The period was also pivotal for Latin American state consolidation and international insertion. Latin America was long
presumed to be an illiberal backwater during the nineteenth century; however, recent scholarship of the history of political ideas has shown the vibrancy of liberalism and republican projects and practices. Legal history, in turn, has emphasized the relevance of legal traditions and the way in which they informed state formation and international relations. However, we still know little about how domestic and international practices were connected; as such we propose the examination of “Latin America republican internationalism” as a lens through which to examine how domestic politics were manifested in diplomatic practice. The research will benefit global historians, international relations scholars, and historians of republicanism and liberalism in Latin America’s nineteenth century.

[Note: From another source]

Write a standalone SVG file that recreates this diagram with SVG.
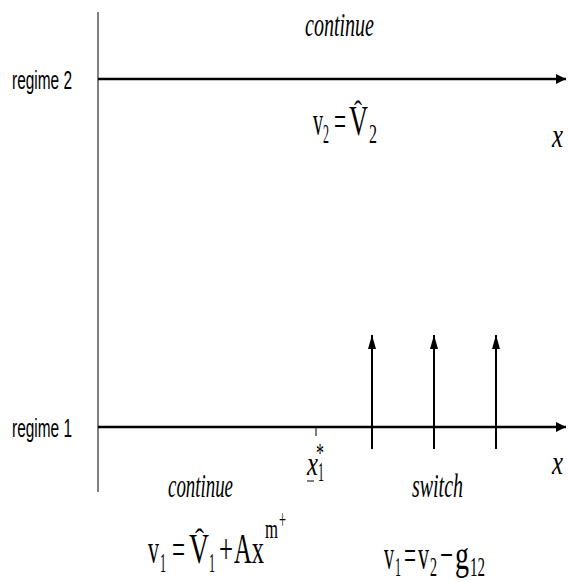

The project will examine these developments from 1864-1919 through original archival research in Argentina, Brazil,
Colombia, Mexico, and the USA. We will focus on key moments, such as international and regional summits and the
creation of international organizations, and re-engage the region’s international intellectual currents. We seek a better
understanding of how republicanism and liberalism shaped Latin American diplomatic practices, how Latin America’s
peripheral position affected its engagement with projects of order-building, and how its proposals may have influenced practices of multilateralism. The initial period starts with the First Geneva Conference and is marked by the growing domestic consolidation and international economic insertion of Latin America. At a global level, it was characterized by early creation of international public unions and larger projects of inter-imperial international order-building. From about 1889, we enter a second period in which disparate diplomatic initiatives begin to coalesce into forms that resemble today’s international organizations. Many of these bodies exist today or have been reborn in the post-Second World War institutional architecture.